JOB —
Leaving the pictures out, print the lines from the first line of the listing through the line containing "import plotly.graph_objects as go", exactly as they read, and no others.

DATASET SECTION —
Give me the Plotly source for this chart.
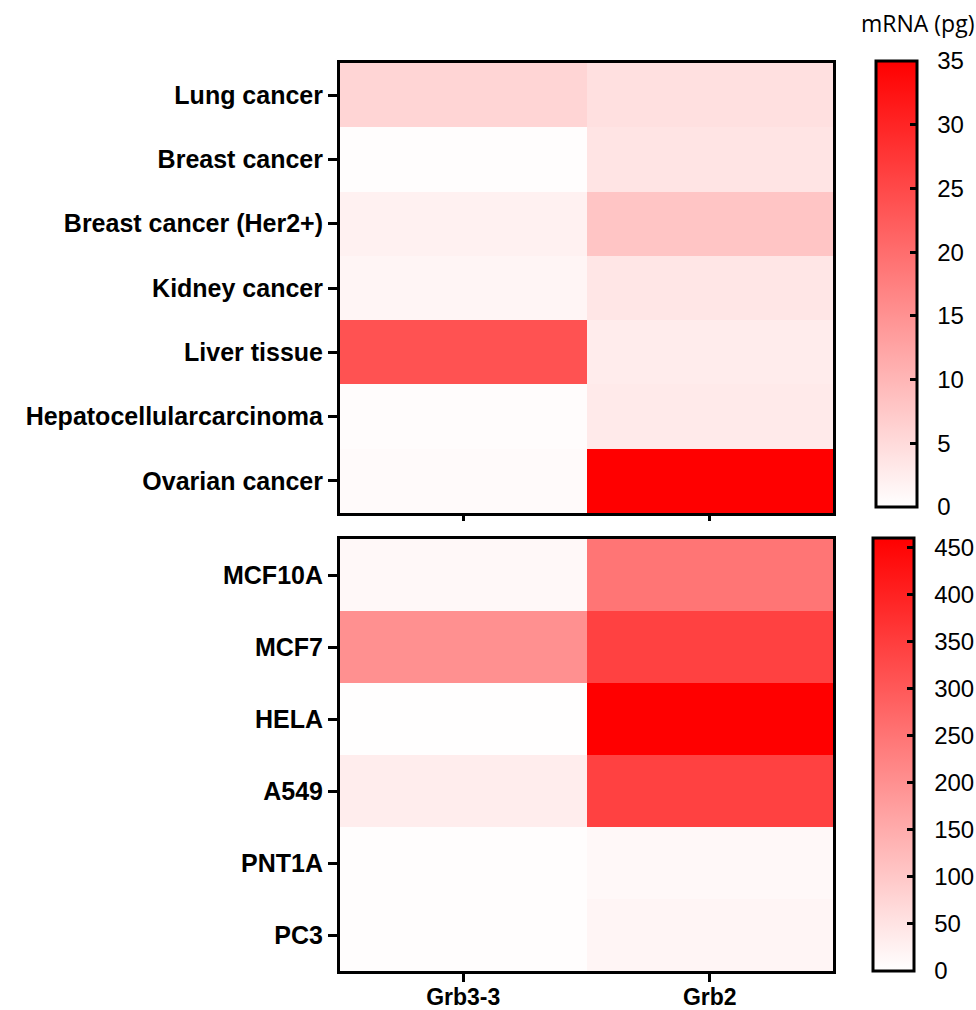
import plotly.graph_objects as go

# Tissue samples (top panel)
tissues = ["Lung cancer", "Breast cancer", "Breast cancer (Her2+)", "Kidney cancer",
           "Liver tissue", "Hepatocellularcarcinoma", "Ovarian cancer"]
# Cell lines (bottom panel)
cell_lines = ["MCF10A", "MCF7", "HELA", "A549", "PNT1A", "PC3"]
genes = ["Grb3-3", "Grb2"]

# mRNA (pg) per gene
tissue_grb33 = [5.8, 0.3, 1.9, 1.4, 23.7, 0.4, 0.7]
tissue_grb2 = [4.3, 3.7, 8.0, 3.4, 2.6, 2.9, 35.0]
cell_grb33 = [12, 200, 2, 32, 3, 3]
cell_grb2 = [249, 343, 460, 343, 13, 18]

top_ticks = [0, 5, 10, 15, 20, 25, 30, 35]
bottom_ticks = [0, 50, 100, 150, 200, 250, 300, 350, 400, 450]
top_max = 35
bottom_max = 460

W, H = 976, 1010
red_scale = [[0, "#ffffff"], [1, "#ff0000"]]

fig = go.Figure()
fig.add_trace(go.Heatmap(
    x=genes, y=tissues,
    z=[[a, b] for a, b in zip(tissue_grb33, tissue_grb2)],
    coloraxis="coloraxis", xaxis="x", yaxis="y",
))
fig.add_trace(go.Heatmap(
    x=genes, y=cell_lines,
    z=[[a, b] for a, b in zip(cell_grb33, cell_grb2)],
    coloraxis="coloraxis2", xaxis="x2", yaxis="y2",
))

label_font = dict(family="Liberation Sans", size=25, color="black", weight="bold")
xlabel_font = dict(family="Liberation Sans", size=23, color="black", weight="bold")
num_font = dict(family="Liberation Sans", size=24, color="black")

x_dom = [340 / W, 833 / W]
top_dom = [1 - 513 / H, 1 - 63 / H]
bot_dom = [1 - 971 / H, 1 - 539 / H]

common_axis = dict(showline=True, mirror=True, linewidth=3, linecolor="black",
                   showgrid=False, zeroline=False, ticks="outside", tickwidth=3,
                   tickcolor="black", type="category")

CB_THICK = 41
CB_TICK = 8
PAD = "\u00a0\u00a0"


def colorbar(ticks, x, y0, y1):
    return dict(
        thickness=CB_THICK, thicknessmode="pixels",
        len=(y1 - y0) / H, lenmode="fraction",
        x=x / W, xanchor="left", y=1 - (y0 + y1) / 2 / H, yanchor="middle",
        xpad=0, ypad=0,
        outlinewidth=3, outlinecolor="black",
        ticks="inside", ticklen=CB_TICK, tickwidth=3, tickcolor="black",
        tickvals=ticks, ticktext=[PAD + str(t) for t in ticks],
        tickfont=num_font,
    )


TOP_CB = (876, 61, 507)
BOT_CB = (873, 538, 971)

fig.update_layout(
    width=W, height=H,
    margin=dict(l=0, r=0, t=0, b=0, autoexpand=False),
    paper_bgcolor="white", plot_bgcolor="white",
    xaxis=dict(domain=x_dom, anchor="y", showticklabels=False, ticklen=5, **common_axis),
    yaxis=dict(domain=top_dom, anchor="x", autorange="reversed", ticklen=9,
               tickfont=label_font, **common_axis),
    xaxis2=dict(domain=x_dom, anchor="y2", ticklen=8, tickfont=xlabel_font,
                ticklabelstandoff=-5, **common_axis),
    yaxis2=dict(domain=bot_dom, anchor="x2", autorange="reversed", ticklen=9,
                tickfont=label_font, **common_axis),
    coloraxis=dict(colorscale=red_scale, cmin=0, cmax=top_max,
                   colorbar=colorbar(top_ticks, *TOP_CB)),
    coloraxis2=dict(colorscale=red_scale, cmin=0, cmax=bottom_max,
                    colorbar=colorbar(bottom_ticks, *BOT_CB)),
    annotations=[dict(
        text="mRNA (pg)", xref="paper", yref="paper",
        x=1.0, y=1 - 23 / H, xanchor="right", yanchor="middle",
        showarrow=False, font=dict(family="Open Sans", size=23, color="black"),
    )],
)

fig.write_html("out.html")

COMPLETE OUTPUT —
Give me the Plotly source for this chart.
import plotly.graph_objects as go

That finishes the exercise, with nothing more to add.